Patrząc na jesienne mecze Prochu, można odczuć szczególny żal, że zespół grał bardzo przeciętnie u siebie. Jeszcze w lidze okręgowej, stadion pionkowski uchodził za twierdzę nie do zdobycia. Teraz było odwrotnie. Zespół wygrał jedynie z rezerwami Znicza Pruszków.
Z drugiej strony nieźle ta gra wyglądała na wyjazdach. Udało się przywieźć punkty z Garwolina, Raszyna, Żyrardowa. Po przegranym meczu w Warce zespół stanął trochę na rozdrożu. Sporo się wówczas mówiło o zmianie trenera, ale ostatecznie Robert Rogala dokończył jesień.

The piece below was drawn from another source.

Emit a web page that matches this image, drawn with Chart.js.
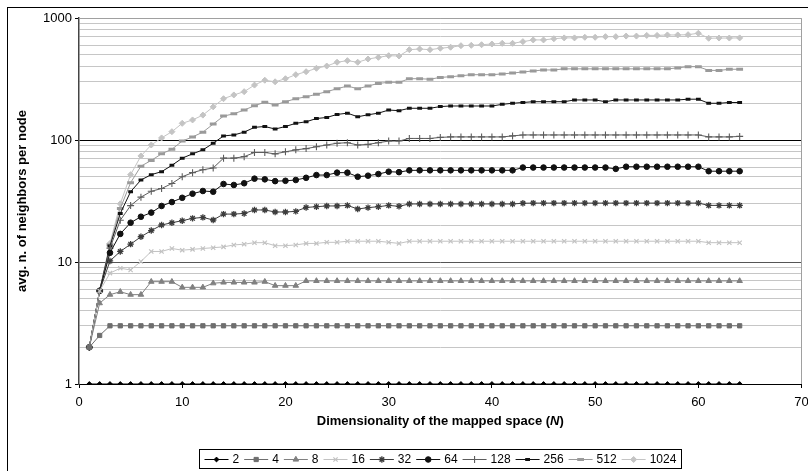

- Trener rozliczany jest z wyników. Tych punktów, może nie ma za dużo, ale z drugiej strony sytuacja nie jest zła i nie można dramatyzować. Inaczej grało się w lidze okręgowej, ale po awansie poprzeczka poszła w górę - mówi na łamach oficjalnej strony klubowej trener Rogala.
Robert Rogala ocenił rundę jesienną drużyny na..."trójkę" w skali szkolnej. w kilku meczach drużyna przegrała po zaciętej walce jedną bramką i trener Prochu najbardziej ubolewa, że zabrakło skuteczności w tych pojedynkach, bo tych punktów byłoby więcej. W kilku spotkaniach jak z Błonianką, czy Radomiakiem II zabrakło doświadczenia w tej lidze.
- Weszliśmy do tej ligi. Posmakowaliśmy rozgrywki jesienią, a teraz w przerwie jest czas na to, aby wyciągnąć wnioski i solidnie przygotować się do rundy rewanżowej. Zarówno ja jak i zespół musimy do tej ligi dorosnąć - zapowiada szkoleniowiec.
Na razie jest zbyt wcześnie, aby mówić o zmianach kadrowych w pionkowskiej drużynie, ale wiadomo, że Proch potrzebuje 2-3 wzmocnień, aby od marca skutecznie walczyć o ligowe punkty!
Strzelcy bramek dla Prochu: 5 - Joel Tata Nsah, 3 - Kacper Wnuk, Tomasz Bartosiak, 2 Kacper Jaroszek, Mateusz Szczepański, 1 - Sebastian Ząbkowski, Kamil Trzos, Kacper Nowocień.